◆ Task instructions ◆
Copy out every line of the data exactly.

◆ ◆ ◆ ◆ ◆ ◆ ◆

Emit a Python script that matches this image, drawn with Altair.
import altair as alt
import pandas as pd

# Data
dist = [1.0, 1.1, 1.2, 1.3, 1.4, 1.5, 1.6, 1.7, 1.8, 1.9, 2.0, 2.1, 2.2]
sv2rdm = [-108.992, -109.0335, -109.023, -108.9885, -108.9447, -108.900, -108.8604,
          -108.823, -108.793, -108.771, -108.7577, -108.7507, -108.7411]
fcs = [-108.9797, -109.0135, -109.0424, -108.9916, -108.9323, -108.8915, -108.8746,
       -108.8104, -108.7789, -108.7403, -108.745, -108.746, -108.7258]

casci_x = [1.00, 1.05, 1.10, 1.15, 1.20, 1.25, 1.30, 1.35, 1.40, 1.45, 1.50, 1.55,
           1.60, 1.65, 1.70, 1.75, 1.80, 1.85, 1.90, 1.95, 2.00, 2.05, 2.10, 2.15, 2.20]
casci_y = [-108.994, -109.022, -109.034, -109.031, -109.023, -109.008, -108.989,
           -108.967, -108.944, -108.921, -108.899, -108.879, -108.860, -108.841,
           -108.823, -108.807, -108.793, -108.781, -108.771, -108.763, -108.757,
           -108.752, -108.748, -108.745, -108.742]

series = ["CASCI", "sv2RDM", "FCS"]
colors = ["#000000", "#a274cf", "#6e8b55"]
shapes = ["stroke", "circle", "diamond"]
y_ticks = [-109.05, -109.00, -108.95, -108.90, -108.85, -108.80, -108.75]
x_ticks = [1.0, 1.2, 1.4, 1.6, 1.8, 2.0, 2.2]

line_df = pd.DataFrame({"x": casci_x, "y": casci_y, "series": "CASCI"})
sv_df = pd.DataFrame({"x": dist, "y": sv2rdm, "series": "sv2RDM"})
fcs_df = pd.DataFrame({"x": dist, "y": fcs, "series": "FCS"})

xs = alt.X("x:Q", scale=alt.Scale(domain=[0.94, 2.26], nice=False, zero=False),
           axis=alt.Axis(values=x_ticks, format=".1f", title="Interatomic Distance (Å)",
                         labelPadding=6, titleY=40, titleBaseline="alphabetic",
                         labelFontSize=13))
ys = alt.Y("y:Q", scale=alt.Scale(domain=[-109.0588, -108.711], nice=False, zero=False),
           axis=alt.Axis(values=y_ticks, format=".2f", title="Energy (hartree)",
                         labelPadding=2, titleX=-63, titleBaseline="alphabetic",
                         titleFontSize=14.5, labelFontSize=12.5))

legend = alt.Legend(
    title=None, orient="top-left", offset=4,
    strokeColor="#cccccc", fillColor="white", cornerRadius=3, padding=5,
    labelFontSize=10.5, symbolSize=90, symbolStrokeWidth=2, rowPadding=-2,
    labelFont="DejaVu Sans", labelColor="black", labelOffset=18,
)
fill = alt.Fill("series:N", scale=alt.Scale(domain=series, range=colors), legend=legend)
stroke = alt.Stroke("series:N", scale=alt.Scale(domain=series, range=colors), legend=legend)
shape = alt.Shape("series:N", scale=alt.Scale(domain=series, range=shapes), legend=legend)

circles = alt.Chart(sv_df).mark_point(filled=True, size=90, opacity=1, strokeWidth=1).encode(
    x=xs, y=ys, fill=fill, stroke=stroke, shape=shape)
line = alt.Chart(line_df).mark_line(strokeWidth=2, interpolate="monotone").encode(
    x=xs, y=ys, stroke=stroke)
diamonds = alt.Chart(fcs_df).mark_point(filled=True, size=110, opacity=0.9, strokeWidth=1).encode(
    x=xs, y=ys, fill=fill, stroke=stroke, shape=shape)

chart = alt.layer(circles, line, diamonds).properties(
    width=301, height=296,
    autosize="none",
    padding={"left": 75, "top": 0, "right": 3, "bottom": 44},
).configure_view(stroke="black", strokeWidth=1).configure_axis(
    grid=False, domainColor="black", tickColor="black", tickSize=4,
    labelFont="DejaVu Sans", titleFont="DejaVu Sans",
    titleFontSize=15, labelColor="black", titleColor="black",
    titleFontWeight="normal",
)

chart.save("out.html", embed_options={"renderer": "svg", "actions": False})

◆ ◆ ◆ ◆ ◆ ◆ ◆

◆ Solution to this task ◆
Emit a Python script that matches this image, drawn with Altair.
import altair as alt
import pandas as pd

# Data
dist = [1.0, 1.1, 1.2, 1.3, 1.4, 1.5, 1.6, 1.7, 1.8, 1.9, 2.0, 2.1, 2.2]
sv2rdm = [-108.992, -109.0335, -109.023, -108.9885, -108.9447, -108.900, -108.8604,
          -108.823, -108.793, -108.771, -108.7577, -108.7507, -108.7411]
fcs = [-108.9797, -109.0135, -109.0424, -108.9916, -108.9323, -108.8915, -108.8746,
       -108.8104, -108.7789, -108.7403, -108.745, -108.746, -108.7258]

casci_x = [1.00, 1.05, 1.10, 1.15, 1.20, 1.25, 1.30, 1.35, 1.40, 1.45, 1.50, 1.55,
           1.60, 1.65, 1.70, 1.75, 1.80, 1.85, 1.90, 1.95, 2.00, 2.05, 2.10, 2.15, 2.20]
casci_y = [-108.994, -109.022, -109.034, -109.031, -109.023, -109.008, -108.989,
           -108.967, -108.944, -108.921, -108.899, -108.879, -108.860, -108.841,
           -108.823, -108.807, -108.793, -108.781, -108.771, -108.763, -108.757,
           -108.752, -108.748, -108.745, -108.742]

series = ["CASCI", "sv2RDM", "FCS"]
colors = ["#000000", "#a274cf", "#6e8b55"]
shapes = ["stroke", "circle", "diamond"]
y_ticks = [-109.05, -109.00, -108.95, -108.90, -108.85, -108.80, -108.75]
x_ticks = [1.0, 1.2, 1.4, 1.6, 1.8, 2.0, 2.2]

line_df = pd.DataFrame({"x": casci_x, "y": casci_y, "series": "CASCI"})
sv_df = pd.DataFrame({"x": dist, "y": sv2rdm, "series": "sv2RDM"})
fcs_df = pd.DataFrame({"x": dist, "y": fcs, "series": "FCS"})

xs = alt.X("x:Q", scale=alt.Scale(domain=[0.94, 2.26], nice=False, zero=False),
           axis=alt.Axis(values=x_ticks, format=".1f", title="Interatomic Distance (Å)",
                         labelPadding=6, titleY=40, titleBaseline="alphabetic",
                         labelFontSize=13))
ys = alt.Y("y:Q", scale=alt.Scale(domain=[-109.0588, -108.711], nice=False, zero=False),
           axis=alt.Axis(values=y_ticks, format=".2f", title="Energy (hartree)",
                         labelPadding=2, titleX=-63, titleBaseline="alphabetic",
                         titleFontSize=14.5, labelFontSize=12.5))

legend = alt.Legend(
    title=None, orient="top-left", offset=4,
    strokeColor="#cccccc", fillColor="white", cornerRadius=3, padding=5,
    labelFontSize=10.5, symbolSize=90, symbolStrokeWidth=2, rowPadding=-2,
    labelFont="DejaVu Sans", labelColor="black", labelOffset=18,
)
fill = alt.Fill("series:N", scale=alt.Scale(domain=series, range=colors), legend=legend)
stroke = alt.Stroke("series:N", scale=alt.Scale(domain=series, range=colors), legend=legend)
shape = alt.Shape("series:N", scale=alt.Scale(domain=series, range=shapes), legend=legend)

circles = alt.Chart(sv_df).mark_point(filled=True, size=90, opacity=1, strokeWidth=1).encode(
    x=xs, y=ys, fill=fill, stroke=stroke, shape=shape)
line = alt.Chart(line_df).mark_line(strokeWidth=2, interpolate="monotone").encode(
    x=xs, y=ys, stroke=stroke)
diamonds = alt.Chart(fcs_df).mark_point(filled=True, size=110, opacity=0.9, strokeWidth=1).encode(
    x=xs, y=ys, fill=fill, stroke=stroke, shape=shape)

chart = alt.layer(circles, line, diamonds).properties(
    width=301, height=296,
    autosize="none",
    padding={"left": 75, "top": 0, "right": 3, "bottom": 44},
).configure_view(stroke="black", strokeWidth=1).configure_axis(
    grid=False, domainColor="black", tickColor="black", tickSize=4,
    labelFont="DejaVu Sans", titleFont="DejaVu Sans",
    titleFontSize=15, labelColor="black", titleColor="black",
    titleFontWeight="normal",
)

chart.save("out.html", embed_options={"renderer": "svg", "actions": False})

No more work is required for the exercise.